What legal decision support includes
– Knowledge bases and precedent libraries that surface relevant rulings and clauses.
– Document automation and clause assembly for faster drafting.
– Predictive analytics and statistical models that highlight likely case outcomes and settlement ranges.
– Rule-based decision engines that apply policy or regulatory logic to facts.
– Workflow integration with case management, e-billing, and document systems to make advice actionable.
Why law teams are adopting decision support
Speed and consistency: Reusable rules and templates shrink time-to-answer and reduce variability across practitioners.

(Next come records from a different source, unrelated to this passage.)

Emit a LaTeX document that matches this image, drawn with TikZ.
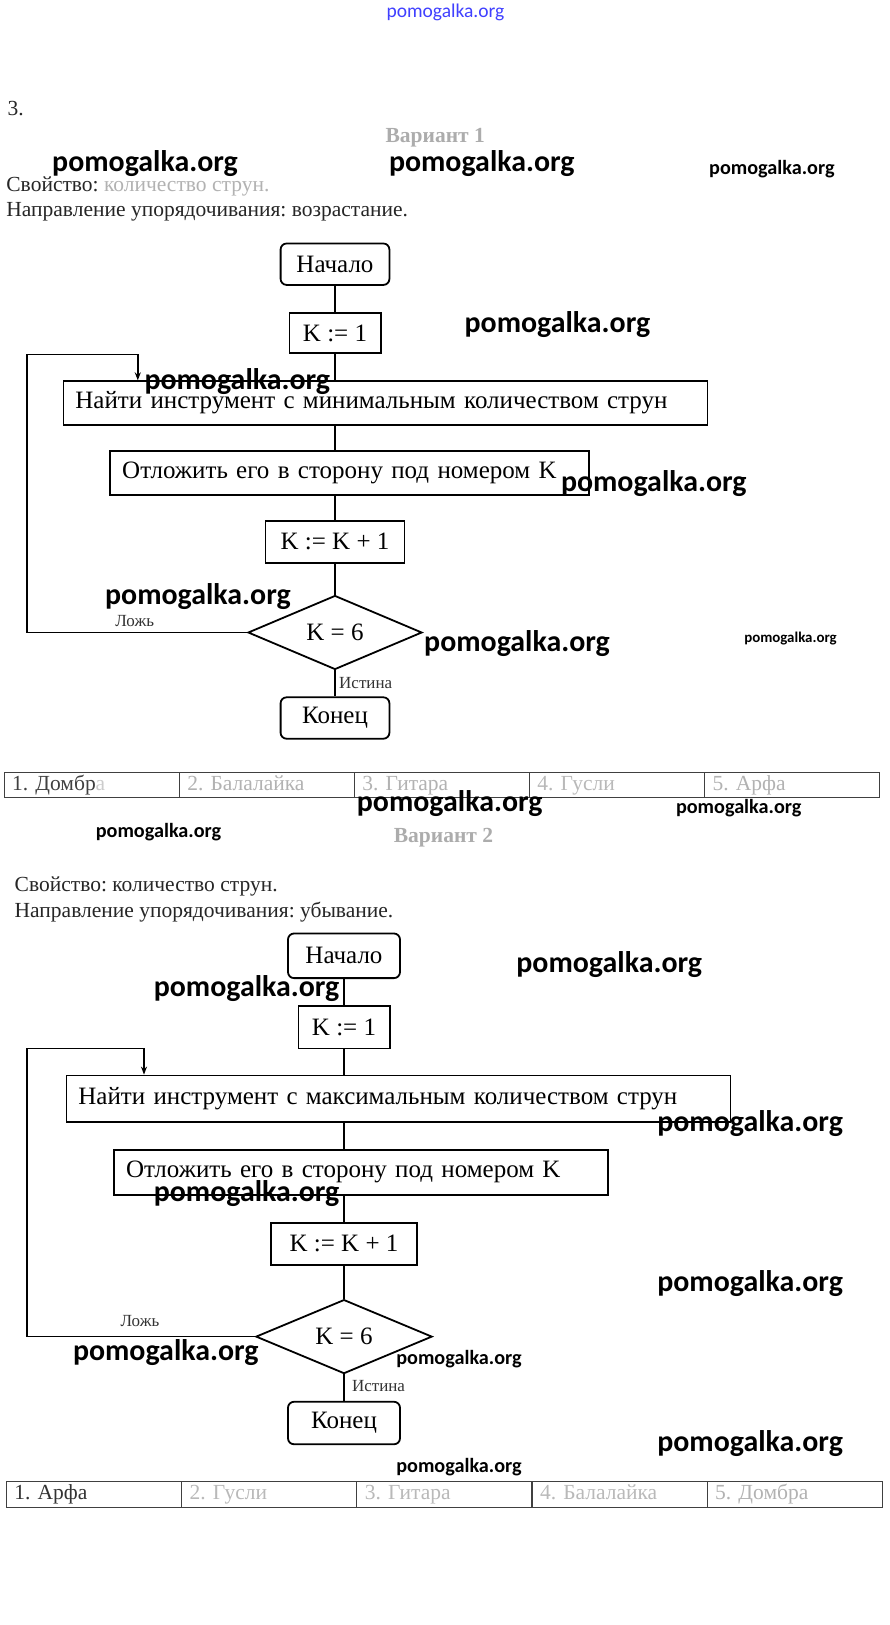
\documentclass[tikz,border=0pt]{standalone}
\usepackage{fontspec}
\setmainfont{Liberation Serif}
\newfontfamily\wmfont{Carlito}
\frenchspacing
\usetikzlibrary{shapes.geometric,arrows.meta}
\tikzset{
  base/.style={draw, line width=1.8pt, inner sep=0pt, font=\fontsize{25}{30}\selectfont},
  term/.style={base, rounded corners=6pt},
  proc/.style={base},
  wide/.style={base, align=left, inner xsep=12pt},
  dec/.style={base, diamond},
  conn/.style={line width=1.6pt},
  loopar/.style={conn, -{Stealth[length=8pt,width=6pt]}},
  lbl/.style={inner sep=0pt, text=black!80, font=\fontsize{17}{20}\selectfont},
  txt/.style={inner sep=0pt, anchor=west, text=black!85, font=\fontsize{21.5}{25}\selectfont},
  head/.style={inner sep=0pt, text=gray!65, font=\bfseries\fontsize{21.5}{25}\selectfont},
  cell/.style={draw=black!75, line width=0.9pt, minimum height=25.9pt, inner ysep=0pt, inner xsep=8pt,
    text width=159pt, text height=15pt, text depth=4.5pt, align=left, font=\fontsize{21.5}{25}\selectfont},
  wmL/.style={inner sep=0pt, font=\wmfont\bfseries\fontsize{29.9}{34}\selectfont},
  wmS/.style={inner sep=0pt, font=\wmfont\bfseries\fontsize{20.2}{24}\selectfont},
  wmT/.style={inner sep=0pt, font=\wmfont\bfseries\fontsize{14.9}{18}\selectfont},
}
\begin{document}
\begin{tikzpicture}[x=1pt, y=-1pt]
\useasboundingbox (0,0) rectangle (889,1625);
\fill[white] (0,0) rectangle (889,1625);

% ---------- Variant 1 ----------
\node[txt] (num) at (7.3,108.5) {3.};
\node[head] (v1h) at (435.2,137.5) {Вариант 1};
\node[txt] (v1p) at (6.2,186.5) {Свойство: \textcolor{gray!60}{количество струн.}};
\node[txt] (v1d) at (6.2,211.3) {Направление упорядочивания: возрастание.};

\node[term, minimum width=108.8pt, minimum height=41.4pt] (s1) at (335,264.2) {Начало};
\node[proc, minimum width=91.2pt, minimum height=40.4pt] (k1) at (335,333.1) {K := 1};
\node[wide, text width=620pt, minimum height=43.5pt] (f1) at (385.4,403) {Найти инструмент с минимальным количеством струн};
\node[wide, text width=455pt, minimum height=44.6pt] (o1) at (349.7,473) {Отложить его в сторону под номером K};
\node[proc, minimum width=138.9pt, minimum height=41.4pt] (i1) at (335,541.9) {K := K + 1};
\node[dec, minimum width=174pt, minimum height=69.5pt] (d1) at (335,632.5) {K = 6};
\node[term, minimum width=108.8pt, minimum height=41.4pt] (e1) at (335,718) {Конец};

\coordinate (L1) at (26.9,354.3);
\coordinate (A1) at (137.8,354.3);

\draw[conn] (s1) -- (k1);
\draw[conn] (k1) -- (k1 |- f1.north);
\draw[conn] (k1 |- f1.south) -- (k1 |- o1.north);
\draw[conn] (k1 |- o1.south) -- (i1);
\draw[conn] (i1) -- (d1);
\draw[conn] (d1) -- (e1);
\draw[loopar] (d1.west) -| (L1) -- (A1) -- (A1 |- f1.north);

\node[lbl] (n1) at (134.7,620.6) {Ложь};
\node[lbl] (y1) at (365.7,682.8) {Истина};

\node[cell] (a1) at (91.65,784.9) {\textcolor{black!75}{1. Домбр}\textcolor{gray!40}{а}};
\node[cell] (a2) at (266.75,784.9) {\textcolor{gray!60}{2. Балалайка}};
\node[cell] (a3) at (441.85,784.9) {\textcolor{gray!60}{3. Гитара}};
\node[cell] (a4) at (616.95,784.9) {\textcolor{gray!55}{4. Гусли}};
\node[cell] (a5) at (792.05,784.9) {\textcolor{gray!60}{5. Арфа}};

% ---------- Variant 2 ----------
\node[head] (v2h) at (443.5,838) {Вариант 2};
\node[txt] (v2p) at (14.5,886.9) {Свойство: количество струн.};
\node[txt] (v2d) at (14.5,911.7) {Направление упорядочивания: убывание.};

\node[term, minimum width=112pt, minimum height=44.6pt] (s2) at (344,955.8) {Начало};
\node[proc, minimum width=91.2pt, minimum height=42.5pt] (k2) at (344,1027.3) {K := 1};
\node[wide, text width=640pt, minimum height=46.6pt] (f2) at (398.4,1098.8) {Найти инструмент с максимальным количеством струн};
\node[wide, text width=470pt, minimum height=44.6pt] (o2) at (361.1,1172.4) {Отложить его в сторону под номером K};
\node[proc, minimum width=146.1pt, minimum height=42.5pt] (i2) at (344,1243.9) {K := K + 1};
\node[dec, minimum width=176.2pt, minimum height=72.5pt] (d2) at (344,1336.6) {K = 6};
\node[term, minimum width=112pt, minimum height=42.5pt] (e2) at (344,1423) {Конец};

\coordinate (L2) at (26.9,1048.5);
\coordinate (A2) at (144,1048.5);

\draw[conn] (s2) -- (k2);
\draw[conn] (k2) -- (k2 |- f2.north);
\draw[conn] (k2 |- f2.south) -- (k2 |- o2.north);
\draw[conn] (k2 |- o2.south) -- (i2);
\draw[conn] (i2) -- (d2);
\draw[conn] (d2) -- (e2);
\draw[loopar] (d2.west) -| (L2) -- (A2) -- (A2 |- f2.north);

\node[lbl] (n2) at (139.9,1320.5) {Ложь};
\node[lbl] (y2) at (378.5,1386) {Истина};

\node[cell] (b1) at (93.9,1494.6) {\textcolor{black!80}{1. Арфа}};
\node[cell] (b2) at (269.1,1494.6) {\textcolor{gray!55}{2. Гусли}};
\node[cell] (b3) at (444.3,1494.6) {\textcolor{gray!55}{3. Гитара}};
\node[cell] (b4) at (619.5,1494.6) {\textcolor{gray!55}{4. Балалайка}};
\node[cell] (b5) at (794.7,1494.6) {\textcolor{gray!60}{5. Домбра}};

% ---------- watermarks ----------
\node[inner sep=0pt, text=blue!75, font=\wmfont\fontsize{19.5}{22}\selectfont] (w0) at (445.5,12.4) {pomogalka.org};
\node[wmL] (w1) at (145,163.7) {pomogalka.org};
\node[wmL] (w2) at (481.8,163.7) {pomogalka.org};
\node[wmS] (w3) at (771.9,168.9) {pomogalka.org};
\node[wmL] (w4) at (557.4,324.3) {pomogalka.org};
\node[wmL] (w5) at (237.3,381.3) {pomogalka.org};
\node[wmL] (w6) at (653.8,483.9) {pomogalka.org};
\node[wmL] (w7) at (197.9,596.8) {pomogalka.org};
\node[wmL] (w8) at (517,643.4) {pomogalka.org};
\node[wmT] (w9) at (790.5,638.2) {pomogalka.org};
\node[wmL] (w10) at (449.7,804) {pomogalka.org};
\node[wmS] (w11) at (738.7,808.2) {pomogalka.org};
\node[wmS] (w12) at (158.5,832) {pomogalka.org};
\node[wmL] (w13) at (609.2,964.6) {pomogalka.org};
\node[wmL] (w14) at (246.6,988.4) {pomogalka.org};
\node[wmL] (w15) at (750.1,1123.1) {pomogalka.org};
\node[wmL] (w16) at (246.6,1193.6) {pomogalka.org};
\node[wmL] (w17) at (750.1,1283.7) {pomogalka.org};
\node[wmL] (w18) at (165.8,1352.1) {pomogalka.org};
\node[wmS] (w19) at (459,1359.4) {pomogalka.org};
\node[wmL] (w20) at (750.1,1443.3) {pomogalka.org};
\node[wmS] (w21) at (459,1467.1) {pomogalka.org};
\end{tikzpicture}
\end{document}
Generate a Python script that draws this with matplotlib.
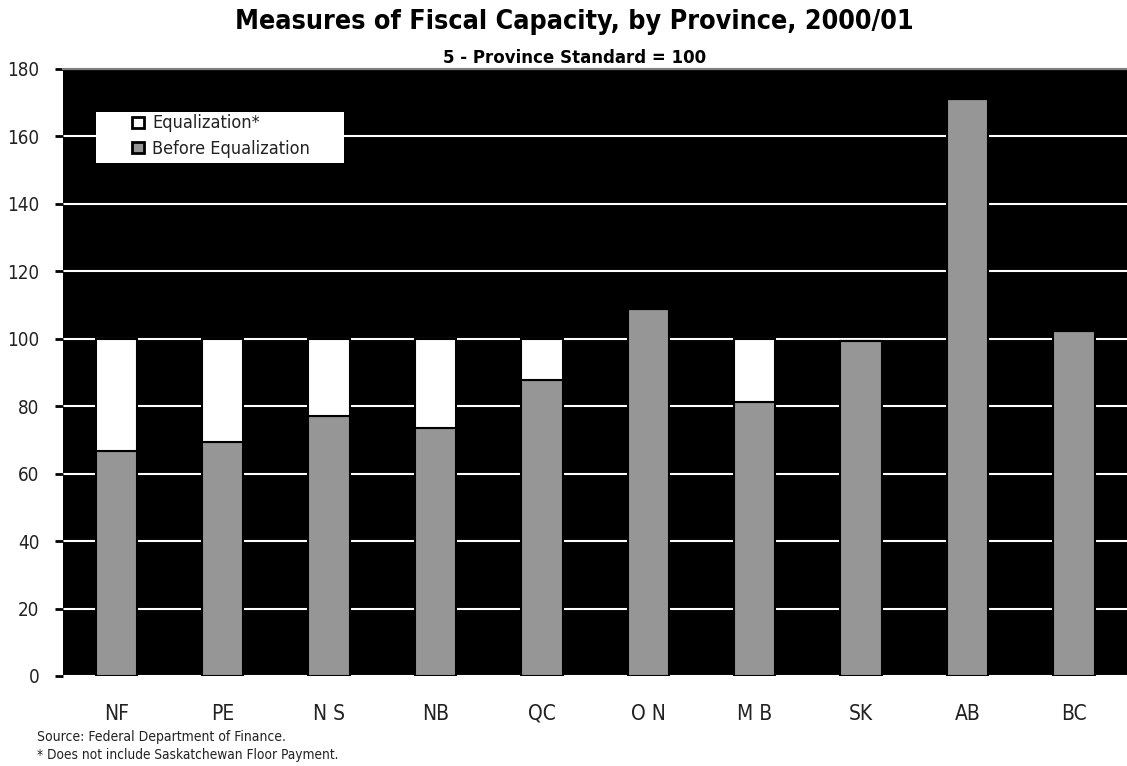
import matplotlib
matplotlib.use("Agg")
import matplotlib.pyplot as plt
from matplotlib.patches import Patch, Rectangle
from matplotlib import font_manager

# data (5-province standard = 100)
provinces = ["NF", "PE", "NS", "NB", "QC", "ON", "MB", "SK", "AB", "BC"]
tick_labels = ["NF", "PE", "N S", "NB", "QC", "O N", "M B", "SK", "AB", "BC"]
before_eq = [66.7, 69.5, 77.0, 73.5, 87.8, 108.8, 81.2, 99.4, 171.1, 102.3]
equalization = [33.3, 30.5, 23.0, 26.5, 12.2, 0, 18.8, 0, 0, 0]

# narrow font if there is one, else plain Liberation Sans
fonts = font_manager.fontManager.ttflist
names = set(f.name for f in fonts)
stretch = "normal"
if "Liberation Sans Narrow" in names:
    plt.rcParams['font.family'] = ['Liberation Sans Narrow', 'DejaVu Sans']
elif any(f.name == "DejaVu Sans" and f.stretch == "condensed" for f in fonts):
    plt.rcParams['font.family'] = ['DejaVu Sans']
    stretch = "condensed"
else:
    plt.rcParams['font.family'] = ['Liberation Sans', 'DejaVu Sans']
plt.rcParams['font.stretch'] = stretch

fig = plt.figure(figsize=(11.27, 7.66), dpi=100)
ax = fig.add_axes([0.056, 0.1175, 0.944, 0.7925])
ax.set_facecolor("black")

x = list(range(len(provinces)))
ax.bar(x, before_eq, width=0.39, color="#969696", edgecolor="black", linewidth=1.5, zorder=3)
ax.bar(x, equalization, width=0.39, bottom=before_eq, color="white", edgecolor="black", linewidth=1.5, zorder=3)

ax.set_xlim(-0.5, len(provinces) - 0.5)
ax.set_ylim(0, 180)
ax.set_yticks(range(0, 181, 20))
ax.yaxis.grid(True, color="white", linewidth=1.5, zorder=1)
ax.set_axisbelow(True)
ax.set_xticks(x)
ax.set_xticklabels(tick_labels)
ax.tick_params(axis="x", length=0, pad=20, labelsize=15, labelcolor="#222222")
ax.tick_params(axis="y", length=6, width=2, direction="out", labelsize=13.5, pad=11,
               labelcolor="#222222")
for s in ["right", "left", "bottom"]:
    ax.spines[s].set_visible(False)
ax.spines["top"].set_color("#808080")
ax.spines["top"].set_linewidth(1.5)

# white legend box, drawn by hand so it can be wider than its text
ax.add_patch(Rectangle((0.031, 0.845), 0.233, 0.084, transform=ax.transAxes,
                       facecolor="white", edgecolor="none", zorder=4))
handles = [Patch(facecolor="white", edgecolor="black", linewidth=2, label="Equalization*"),
           Patch(facecolor="#969696", edgecolor="black", linewidth=2, label="Before Equalization")]
leg = ax.legend(handles=handles, loc="upper left", bbox_to_anchor=(0.0648, 0.925), frameon=False,
                fontsize=13, handlelength=0.65, handleheight=0.55, handletextpad=0.45,
                borderpad=0, labelspacing=0.4, borderaxespad=0)
leg.set_zorder(5)
for t in leg.get_texts():
    t.set_color("#222222")

fig.text(0.510, 0.971, "Measures of Fiscal Capacity, by Province, 2000/01", ha="center", va="center",
         fontsize=19.3, fontweight="bold")
fig.text(0.510, 0.924, "5 - Province Standard = 100", ha="center", va="center",
         fontsize=13.3, fontweight="bold")
fig.text(0.033, 0.038, "Source: Federal Department of Finance.", ha="left", va="center",
         fontsize=10, color="#222222")
fig.text(0.033, 0.0144, "* Does not include Saskatchewan Floor Payment.", ha="left", va="center",
         fontsize=9.8, color="#222222")

fig.savefig("out.png", dpi=100, facecolor="white")
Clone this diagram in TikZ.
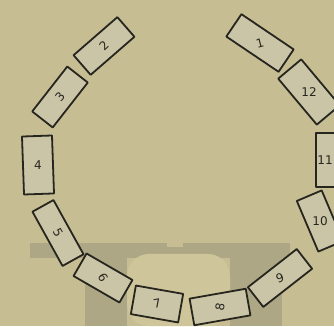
\documentclass[tikz,border=0pt]{standalone}
\usepackage{fontspec}
\setmainfont{DejaVu Sans}
\begin{document}
\begin{tikzpicture}[x=1pt,y=1pt,
  box/.style={draw=ink, line width=1.8pt, fill=boxfill, rectangle, inner sep=0pt, line join=round},
  num/.style={text=ink, font=\fontsize{12}{12}\selectfont, inner sep=0pt}]
\definecolor{bg}{RGB}{198,189,147}
\definecolor{band}{RGB}{174,167,133}
\definecolor{lightbg}{RGB}{207,197,154}
\definecolor{boxfill}{RGB}{203,197,167}
\definecolor{ink}{RGB}{38,38,30}
\useasboundingbox (0,0) rectangle (334,326);
% background
\fill[bg] (0,0) rectangle (334,326);
\fill[band] (30,68) rectangle (290,83);
\fill[bg] (167,79) rectangle (183,83);
\fill[band] (85,0) rectangle (127,68);
\fill[band] (230,0) rectangle (282,68);
\fill[lightbg, rounded corners=22pt] (127,0) -- (127,72) -- (230,72) -- (230,0) -- cycle;
% boxes
\node[box, minimum width=63pt, minimum height=27pt, rotate=-34] (b1) at (260,283) {};
\node[box, minimum width=60pt, minimum height=30pt, rotate=-50] (b12) at (309,234) {};
\node[box, minimum width=54pt, minimum height=30pt, rotate=-90] (b11) at (331,166) {};
\node[box, minimum width=55pt, minimum height=27pt, rotate=-67] (b10) at (320,105) {};
\node[box, minimum width=62pt, minimum height=25pt, rotate=38] (b9) at (280,48) {};
\node[box, minimum width=57pt, minimum height=27pt, rotate=10] (b8) at (220,19) {};
\node[box, minimum width=48pt, minimum height=29pt, rotate=-10] (b7) at (157,22) {};
\node[box, minimum width=53pt, minimum height=26pt, rotate=-30] (b6) at (103,48) {};
\node[box, minimum width=62pt, minimum height=24pt, rotate=-61] (b5) at (58,93) {};
\node[box, minimum width=58pt, minimum height=30pt, rotate=-88] (b4) at (38,161) {};
\node[box, minimum width=57pt, minimum height=26pt, rotate=52] (b3) at (60,229) {};
\node[box, minimum width=58pt, minimum height=26pt, rotate=41] (b2) at (104,280) {};
% labels
\node[num, rotate=15] (l1) at (b1.center) {1};
\node[num] (l12) at (b12.center) {12};
\node[num] (l11) at ([xshift=-6pt]b11.center) {11};
\node[num] (l10) at (b10.center) {10};
\node[num, rotate=20] (l9) at (b9.center) {9};
\node[num, rotate=80] (l8) at (b8.center) {8};
\node[num, rotate=10] (l7) at (b7.center) {7};
\node[num, rotate=-60] (l6) at (b6.center) {6};
\node[num, rotate=-60] (l5) at (b5.center) {5};
\node[num] (l4) at (b4.center) {4};
\node[num, rotate=50] (l3) at (b3.center) {3};
\node[num, rotate=45] (l2) at (b2.center) {2};
\end{tikzpicture}
\end{document}
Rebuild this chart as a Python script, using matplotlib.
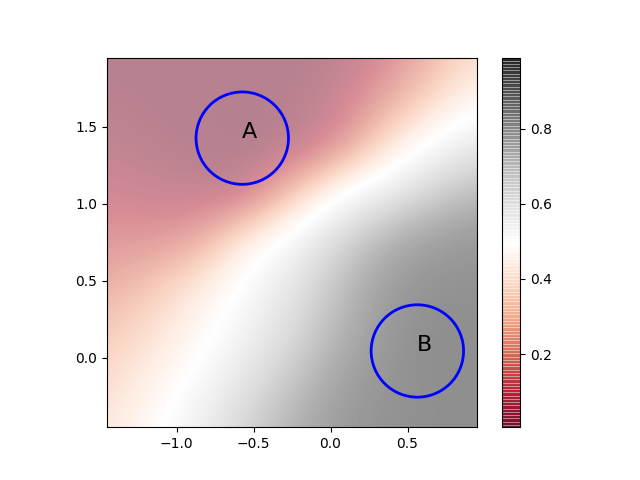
import numpy as np
import matplotlib
matplotlib.use('Agg')
import matplotlib.pyplot as plt
from matplotlib.patches import Circle

# grid nodes the values were read at
xs = [-1.45, -1.15, -0.85, -0.55, -0.25, 0.05, 0.35, 0.65, 0.95]
ys = [1.95, 1.65, 1.35, 1.05, 0.75, 0.45, 0.15, -0.15, -0.45]

# values, top row first
q = [
    [0.02, 0.02, 0.02, 0.02, 0.02, 0.03, 0.10, 0.22, 0.35],
    [0.03, 0.02, 0.02, 0.01, 0.02, 0.06, 0.19, 0.33, 0.47],
    [0.05, 0.03, 0.02, 0.005, 0.03, 0.13, 0.36, 0.55, 0.66],
    [0.09, 0.07, 0.05, 0.06, 0.28, 0.52, 0.64, 0.75, 0.83],
    [0.14, 0.15, 0.20, 0.42, 0.57, 0.72, 0.85, 0.92, 0.95],
    [0.21, 0.28, 0.40, 0.53, 0.65, 0.80, 0.92, 0.97, 0.97],
    [0.28, 0.36, 0.46, 0.58, 0.70, 0.84, 0.94, 0.99, 0.98],
    [0.33, 0.43, 0.53, 0.66, 0.78, 0.90, 0.96, 0.98, 0.98],
    [0.38, 0.48, 0.60, 0.73, 0.85, 0.93, 0.97, 0.98, 0.98],
]

labels = ['A', 'B']
centers_x = [-0.573, 0.564]
centers_y = [1.427, 0.045]
radius = 0.3

dx = xs[1] - xs[0]
dy = ys[0] - ys[1]
ext = [xs[0] - dx / 2, xs[-1] + dx / 2, ys[-1] - dy / 2, ys[0] + dy / 2]

fig, ax = plt.subplots(figsize=(6.4, 4.8), dpi=100)
im = ax.imshow(np.array(q), cmap='RdGy', alpha=0.5, extent=ext,
               interpolation='bicubic', interpolation_stage='data')
ax.set_xlim(xs[0], xs[-1])
ax.set_ylim(ys[-1], ys[0])

for lab, cx, cy in zip(labels, centers_x, centers_y):
    ax.add_patch(Circle((cx, cy), radius, fill=False, color='blue', lw=2))
    ax.text(cx, cy, lab, fontsize=16)

cb = fig.colorbar(im)
# the old striped look of a translucent colorbar: faint edges on each band
fig.canvas.draw()
fc = np.array(cb.solids.get_facecolor())
ec = fc.copy()
ec[:, 3] = 0.3
cb.solids.set_edgecolor(ec)
cb.solids.set_linewidth(0.5)
cb.solids.set_rasterized(False)
plt.savefig('out.png')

Risk awareness: Predictive scoring and scenario analysis reveal downside exposures and help prioritize litigation or transactional strategies.
Client value: Faster, evidence-backed recommendations improve fee predictability and business-facing advice.
Efficiency: Automation of routine tasks frees senior lawyers to focus on high-value judgment calls.
Best practices for effective deployment
– Start with a narrow use case. Pilot on one practice area, litigation type, or contract template to gather meaningful data and stakeholder buy-in.
– Clean and structure your data. Accurate outcomes depend on consistent categorization of matters, pleadings, clauses, and results.
– Keep humans in the loop. Use tools to inform decisions, not replace professional judgment.
Ensure workflows route exceptions to experienced attorneys.
– Demand transparency. Choose systems that explain how a recommendation was reached — the statutes, precedents, or rules that influenced a score.
– Monitor performance. Track real-world outcomes against model predictions and refine rules and datasets over time.
– Address ethics and fairness.

Review models and training data for systematic bias that could disadvantage certain parties or skew risk assessments.
– Secure sensitive information. Implement strict access controls, encryption, and retention policies to meet privilege and privacy obligations.
Common pitfalls to avoid
– Over-reliance on scores: Treat predictive outputs as one input among many, not the final arbiter.
– Ignoring change: Laws and line-by-line precedent change; regularly update rule sets and knowledge bases.
– Skipping stakeholder alignment: Engage attorneys, compliance, IT, and operations early to ensure adoption and integration.
– Underestimating integration complexity: Seamless access within existing case management and document workflows is essential to adoption.
Practical checklist to get started
– Identify a single, measurable business problem to solve.
– Inventory available data sources and assess quality.
– Map current decision workflows and approval points.
– Select a pilot vendor or in-house build approach emphasizing explainability and security.
– Define success metrics and a review cadence for model performance.
Legal decision support can turn scattered institutional knowledge into repeatable, auditable guidance. When implemented with careful governance, transparency, and human oversight, these systems increase clarity for lawyers and clients while reducing routine work.
To move forward, begin with a focused pilot, protect sensitive data, and prioritize systems that enhance — rather than replace — professional judgment.